Quanto ao argumento de ocorrência de prescrição administrativa, este não merece prosperar, visto ser inaplicável aos casos em que se constata dano ao erário. O art. 37, §5º da CRFB/89 afasta do manto da prescritibilidade as ações que visem o ressarcimento dos prejuízos acarretados à administração, restando afastada a preliminar arguida.

O suposto bis in idem alegado pela Recorrente também não encontra guarida. O Processo Administrativo Disciplinar, instaurado no âmbito da Secretaria de Estado da Saúde, visou punir o desvio de conduta do servidor; a Tomada de Contas Especial, julgada pelo Tribunal de Contas, buscou impor ao responsável a obrigação de ressarcir o erário. São medidas com finalidades distintas, aplicadas por instâncias independentes.
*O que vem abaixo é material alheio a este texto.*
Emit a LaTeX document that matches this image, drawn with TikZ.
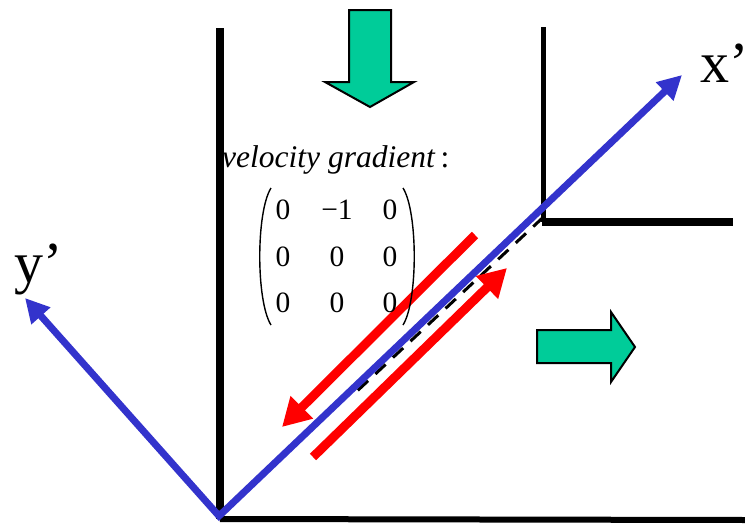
\documentclass[tikz,border=0pt]{standalone}
\usepackage{fontspec}
\setmainfont{Liberation Serif}
\usetikzlibrary{arrows.meta}
\definecolor{axisblue}{RGB}{51,51,204}
\definecolor{flowgreen}{RGB}{0,204,153}
\begin{document}
\begin{tikzpicture}[x=1pt,y=-1pt,
  axis/.style={draw=axisblue,line width=7pt,line join=miter,
    {Triangle[length=24pt,width=24pt]}-{Triangle[length=24pt,width=24pt]}},
  shear/.style={draw=red,line width=9pt,-{Triangle[length=28pt,width=30pt]}},
  flowarrow/.style={fill=flowgreen,draw=black,line width=2pt,line join=miter},
  entry/.style={font=\fontsize{29.5}{31}\selectfont,inner sep=0pt},
  axislabel/.style={font=\fontsize{58}{60}\selectfont,inner sep=0pt,anchor=base west},
  paren/.style={line width=1.4pt}]
\useasboundingbox (0,0) rectangle (745,525);
% key points
\coordinate (O) at (219,516);
\coordinate (wallTop) at (220,28);
\coordinate (wallFoot) at (220,519);
\coordinate (floorEnd) at (745,520);
\coordinate (stepTop) at (543.5,27);
\coordinate (corner) at (543.5,217);
\coordinate (cornerL) at (541.5,222);
\coordinate (stepEnd) at (733,222);
\coordinate (xtip) at (682,75);
\coordinate (ytip) at (25,298);
\coordinate (dashEnd) at (355,393);
% walls
\draw[line width=7.5pt] (wallTop) -- (wallFoot);
\draw[line width=6pt] (wallFoot) -- (floorEnd);
\draw[line width=5pt] (stepTop) -- (543.5,222);
\draw[line width=7.5pt] (cornerL) -- (stepEnd);
% flow arrows
\draw[flowarrow] (349,10) -- (391,10) -- (391,82) -- (414,82) -- (370,107) -- (325,82) -- (349,82) -- cycle;
\draw[flowarrow] (537,330) -- (611,330) -- (611,312) -- (635,347) -- (611,382) -- (611,363) -- (537,363) -- cycle;
% dashed plane
\draw[line width=3pt,dash pattern=on 14pt off 10pt] (corner) -- (dashEnd);
% shear arrows
\coordinate (s1a) at (475,235);
\coordinate (s1b) at (282,427);
\coordinate (s2a) at (313,457);
\coordinate (s2b) at (507,268);
\draw[shear] (s1a) -- (s1b);
\draw[shear] (s2a) -- (s2b);
% rotated axes
\draw[axis] (ytip) -- (O) -- (xtip);
\node[axislabel] (xl) at (700,82) {x’};
\node[axislabel] (yl) at (14,282) {y’};
% velocity gradient
\node[anchor=base west,inner sep=0pt,font=\fontsize{31.5}{33}\selectfont\itshape] (vg) at (222,167) {velocity gradient\hspace{6pt}{\upshape :}};
\node[entry] (m11) at (283,210) {0};
\node[entry] (m12) at (337,210) {−1};
\node[entry] (m13) at (390,210) {0};
\node[entry] (m21) at (283,257) {0};
\node[entry] (m22) at (337,257) {0};
\node[entry] (m23) at (390,257) {0};
\node[entry] (m31) at (283,303) {0};
\node[entry] (m32) at (337,303) {0};
\node[entry] (m33) at (390,303) {0};
\draw[paren] (271,188) .. controls (256,212) and (256,301) .. (271,325);
\draw[paren] (403,188) .. controls (418,212) and (418,301) .. (403,325);
\end{tikzpicture}
\end{document}
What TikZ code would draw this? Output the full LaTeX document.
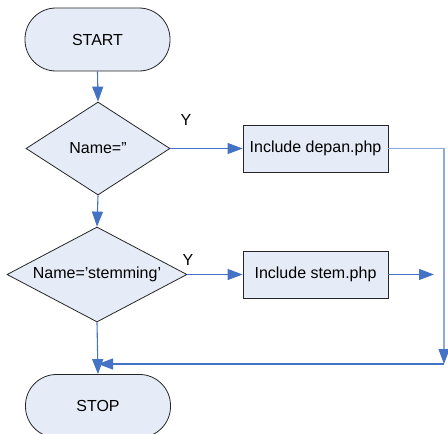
\documentclass[tikz,border=0pt]{standalone}
\usepackage{fontspec}
\setmainfont{Liberation Sans}
\usetikzlibrary{shapes.geometric,arrows.meta}
\definecolor{shapefill}{RGB}{230,236,247}
\definecolor{flowblue}{RGB}{68,114,196}
\definecolor{paleblue}{RGB}{140,170,220}
\tikzset{
  every node/.style={font=\fontsize{16}{19}\selectfont},
  terminal/.style={draw=black!85, fill=shapefill, line width=0.8pt, rectangle,
    rounded corners=31pt, minimum width=145pt, minimum height=63pt, inner sep=0pt},
  decision/.style={draw=black!85, fill=shapefill, line width=0.8pt, diamond,
    inner sep=0pt},
  process/.style={draw=black!85, fill=shapefill, line width=0.8pt, rectangle,
    minimum width=145pt, minimum height=47pt, inner sep=0pt},
  flow/.style={draw=flowblue, line width=1.1pt, -{Triangle[length=15pt,width=11pt,color=flowblue]}},
  paleflow/.style={draw=paleblue, line width=1.1pt},
  ylabel/.style={inner sep=0pt}
}
\begin{document}
\begin{tikzpicture}[x=1pt,y=-1pt]
\clip (0,0) rectangle (448,434);
\useasboundingbox (0,0) rectangle (448,434);

% start / stop terminals
\node[terminal] (start) at (97.5,39.5) {START};
\node[terminal] (stop) at (98,406) {STOP};

% decisions
\node[decision, aspect=1.55, minimum width=144pt, minimum height=93pt] (d1) at (98,148.5) {Name=”};
\node[decision, aspect=2.2, minimum width=180pt, minimum height=95pt] (d2) at (97,274.5) {Name=’stemming’};

% actions
\node[process] (b1) at (315.5,148.5) {Include depan.php};
\node[process] (b2) at (315.5,274.5) {Include stem.php};

% branch labels
\node[ylabel] (y1) at (186,120) {Y};
\node[ylabel] (y2) at (188,260) {Y};

% routing points
\coordinate (r1) at (444,148.5);
\coordinate (r2) at (444,364);
\coordinate (m1) at (98,364);
\coordinate (e2) at (434,274.5);

% connectors
\draw[flow] (start.south) -- (d1.north);
\draw[flow] (d1.east) -- (b1.west);
\draw[flow] (d1.south) -- (d2.north);
\draw[flow] (d2.east) -- (b2.west);
\draw[flow] (b2.east) -- (e2);
\draw[flow] (d2.south) -- (stop.north);
\draw[paleflow, -{Triangle[length=15pt,width=11pt,color=flowblue]}] (b1.east) -- (r1) -- (r2);
\draw[flow] (r2) -- (m1);
\end{tikzpicture}
\end{document}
Um mesmo fato pode ensejar, inclusive, a cominação de uma sanção de natureza penal, civil e administrativa, não havendo nenhum óbice a sua aplicação conjunta.

No tocante ao argumento de ausência de prejuízo ao erário, novamente não logrou êxito a recorrente: houve divergência entre os valores constantes das notas fiscais e dos cheques, bem como entre o credor assinalado no cheque e o indicado na nota fiscal; verificou-se a existência de cheques ao portador ou nominais em nome do próprio servidor; além da constatação de retirada pessoal de dinheiro do banco e da manutenção de recursos públicos em caixa dois, dentre outras irregularidades apontadas na decisão combatida.

Por fim, as declarações de fornecedores atestando a compatibilidade dos valores constantes das notas fiscais às mercadorias efetivamente adquiridas não servem como meio hábil de prova, apto a afastar a imputação de débito.

Tal como já afirmado pela Diretoria de Recursos e Reexames, “não se pode pretender que as notas fiscais apresentadas pelo Responsável com valores divergentes dos cheques emitidos, sejam consideradas regulares, por declaração posterior dos fornecedores, visto que estas são divorciadas de conteúdo formal e substancial, do documento fiscal apresentado”.

O Ministério Público entende que a decisão contra a qual se insurge o recurso bem resguardou o interesse público, razão pela qual deve permanecer intacta.

                         

Ante o exposto, o Ministério Público de Contas, com amparo na competência conferida pelo art. 108, inciso II, da Lei Complementar no 202/2000, manifesta-se:

1) pelo conhecimento do Recurso de Reconsideração interposto pelo Sra. Vera Lucia de Oliveira, por atender os requisitos da Lei Complementar nº. 202/2000 (art. 77);

2) no mérito, pela negativa de provimento, para manter-se na íntegra a decisão recorrida;

3) pela ciência da decisão à recorrente e à Secretaria de Estado da Saúde.

 Florianópolis, 15 de dezembro de 2014.